Part of the debate – in the Senedd at 4:59 pm on 22 June 2021.
Well, I just flatly disagree with that analysis of the problem. Natasha Asghar has set out the traditional predict-and-provide approach to road building: traffic is predicted to increase, therefore we will increase the supply of roads. We've pursued that route for 50 years and that has produced more traffic, longer journeys, people working further away from home, higher levels of air pollution and greater levels of obesity, where we have the most obese children in Europe. That's what that approach has produced. It doesn't work, and I don't intend to keep doing the same thing over and over again. It may make for an easy headline, but it is wrong on the evidence, and it is certainly not aligned with what she was saying last week about the need to take climate change seriously. Both she and Janet Finch-Saunders said in the Chamber last week, 'You need to take bold action', and were fully behind the target of achieving climate change, and she has set out a way of doing the exact opposite.
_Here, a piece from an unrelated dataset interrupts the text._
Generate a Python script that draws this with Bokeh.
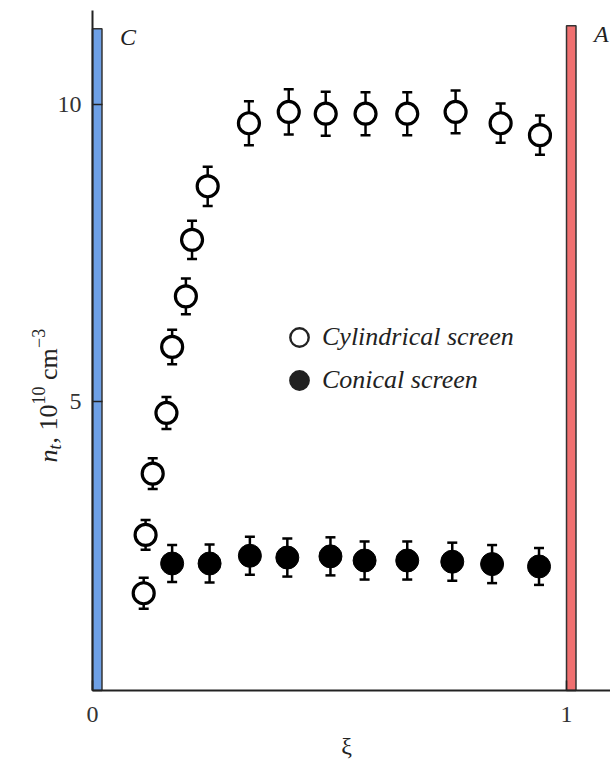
import numpy as np
from bokeh.plotting import figure
from bokeh.models import (ColumnDataSource, Whisker, TeeHead, FixedTicker, Label,
                          Legend, LegendItem, Range1d)
from bokeh.core.properties import value
from bokeh.embed import file_html
from bokeh.resources import INLINE

# ---------------- data ----------------
cyl_x = [0.108, 0.112, 0.127, 0.156, 0.168, 0.197, 0.210, 0.243, 0.330, 0.414,
         0.492, 0.576, 0.664, 0.766, 0.861, 0.944]
cyl_y = [1.78, 2.76, 3.79, 4.81, 5.92, 6.77, 7.72, 8.62, 9.68, 9.87,
         9.84, 9.84, 9.84, 9.87, 9.68, 9.48]
cyl_err = [0.26, 0.25, 0.26, 0.27, 0.29, 0.30, 0.32, 0.33, 0.37, 0.38,
           0.37, 0.36, 0.36, 0.36, 0.33, 0.33]

con_x = [0.168, 0.247, 0.332, 0.411, 0.502, 0.574, 0.664, 0.759, 0.843, 0.942]
con_y = [2.28, 2.28, 2.41, 2.38, 2.40, 2.33, 2.33, 2.31, 2.27, 2.23]
con_err = [0.31, 0.32, 0.32, 0.32, 0.32, 0.32, 0.32, 0.32, 0.32, 0.31]

electrode_names = ["C", "A"]
electrode_left = [0.0, 1.0]
electrode_right = [0.02, 1.02]
electrode_top = [11.27, 11.32]
electrode_colors = ["#6ea0e6", "#f07070"]

x_ticks = [0, 1]
y_ticks = [5, 10]
series_labels = ["Cylindrical screen", "Conical screen"]

# axis extents (data units)
x_axis_min, x_axis_max = 0.0, 1.0928
y_axis_min, y_axis_max = 0.145, 11.575

FONT = "Liberation Serif"
INK = "#222222"

# The frame covers the whole canvas; axes sit at fixed data locations so
# that the labels around them are drawn inside the frame.
p = figure(width=610, height=760,
           x_range=Range1d(-0.1941, 1.0928), y_range=Range1d(-1.0315, 11.743),
           output_backend="svg", toolbar_location=None,
           min_border_left=0, min_border_right=0,
           min_border_top=0, min_border_bottom=0)
p.outline_line_color = None
p.grid.visible = False

for ax in (p.xaxis[0], p.yaxis[0]):
    ax.axis_line_width = 2
    ax.axis_line_color = INK
    ax.major_tick_in = 10
    ax.major_tick_out = 0
    ax.major_tick_line_width = 1.5
    ax.major_tick_line_color = INK
    ax.minor_tick_line_color = None
    ax.major_label_text_font = FONT
    ax.major_label_text_font_size = "24px"
    ax.major_label_text_color = "#333333"
p.xaxis.ticker = FixedTicker(ticks=x_ticks)
p.yaxis.ticker = FixedTicker(ticks=y_ticks)
p.xaxis.major_label_standoff = 16
p.yaxis.major_label_standoff = 11
p.xaxis.fixed_location = y_axis_min
p.yaxis.fixed_location = x_axis_min
p.xaxis.bounds = (x_axis_min, x_axis_max)
p.yaxis.bounds = (y_axis_min, y_axis_max)

# electrodes
el_src = ColumnDataSource(dict(left=electrode_left, right=electrode_right,
                               top=electrode_top,
                               bottom=[y_axis_min] * len(electrode_names),
                               color=electrode_colors, name=electrode_names))
p.quad(left="left", right="right", top="top", bottom="bottom", source=el_src,
       fill_color="color", line_color="#333333", line_width=1.5)
p.text(x="right", y="top", text="name", source=el_src, x_offset=18, y_offset=-5,
       text_font=value(FONT), text_font_style="italic", text_font_size="24px",
       text_baseline="top", text_align="left", text_color=INK)

# error bars
def add_err(xs, ys, es):
    xs = np.array(xs); ys = np.array(ys); es = np.array(es)
    src = ColumnDataSource(dict(x=xs, upper=ys + es, lower=ys - es))
    w = Whisker(source=src, base="x", upper="upper", lower="lower",
                dimension="height", line_width=2.5, line_color="black",
                upper_head=TeeHead(size=10, line_width=2.5, line_color="black"),
                lower_head=TeeHead(size=10, line_width=2.5, line_color="black"))
    p.add_layout(w)

add_err(cyl_x, cyl_y, cyl_err)
add_err(con_x, con_y, con_err)

p.scatter(cyl_x, cyl_y, marker="circle", size=21, fill_color="white",
          line_color="black", line_width=3.2)
p.scatter(con_x, con_y, marker="circle", size=23, fill_color="black",
          line_color="black", line_width=1)

# legend (one single-item legend per row, for exact row spacing)
leg_open = p.scatter([np.nan], [np.nan], marker="circle", fill_color="white",
                     line_color=INK, line_width=2.4)
leg_fill = p.scatter([np.nan], [np.nan], marker="circle", fill_color=INK,
                     line_color=INK, line_width=2.4)
for lab, rend, loc in ((series_labels[0], leg_open, (276, 396)),
                       (series_labels[1], leg_fill, (276, 353))):
    legend = Legend(items=[LegendItem(label=lab, renderers=[rend])],
                    location=loc, glyph_width=46, glyph_height=54,
                    padding=0, margin=0, label_standoff=0,
                    label_text_font=FONT, label_text_font_style="italic",
                    label_text_font_size="26px", label_text_color=INK,
                    border_line_color=None, background_fill_alpha=0)
    p.add_layout(legend)

# y-axis label: n_t, 10^10 cm^-3 (rotated); screen units (frame = canvas)
y0 = 298
xb = 48
parts = [
    ("n", 0, xb, "26px", "italic"),
    ("t", 13, xb + 6, "18px", "italic"),
    (", 10", 19, xb, "26px", "normal"),
    ("10", 58, xb - 10, "18px", "normal"),
    ("cm", 82.5, xb, "26px", "normal"),
    ("\u22123", 114.5, xb - 10, "18px", "normal"),
]
for txt, dy, xx, fs, st in parts:
    p.add_layout(Label(x=xx, y=y0 + dy, x_units="screen", y_units="screen",
                       angle=90, angle_units="deg", text=txt, text_font=FONT,
                       text_font_size=fs, text_font_style=st, text_align="left",
                       text_baseline="alphabetic", text_color=INK))

# x-axis label
p.add_layout(Label(x=346, y=15, x_units="screen", y_units="screen", text="\u03be",
                   text_font=FONT, text_font_size="24px", text_align="center",
                   text_baseline="middle", text_color=INK))

open("out.html", "w").write(file_html(p, INLINE))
She is quite wrong to say that we are not maintaining roads. In fact, the whole point of this announcement is to reallocate resources towards road maintenance as, as I said, was recommended by unanimous decision of the cross-party committee on the economy in the last Senedd, which recommended we stop building new roads and we prioritise money for maintaining the ones we have—under a Conservative Chair, I might add.
On the specific question of the Llanddewi Velfrey to Redstone Cross scheme, as we've said, all schemes where there are currently diggers in the ground will continue, and that is one of them. So, that's one thing at least I hope we can agree on the facts on.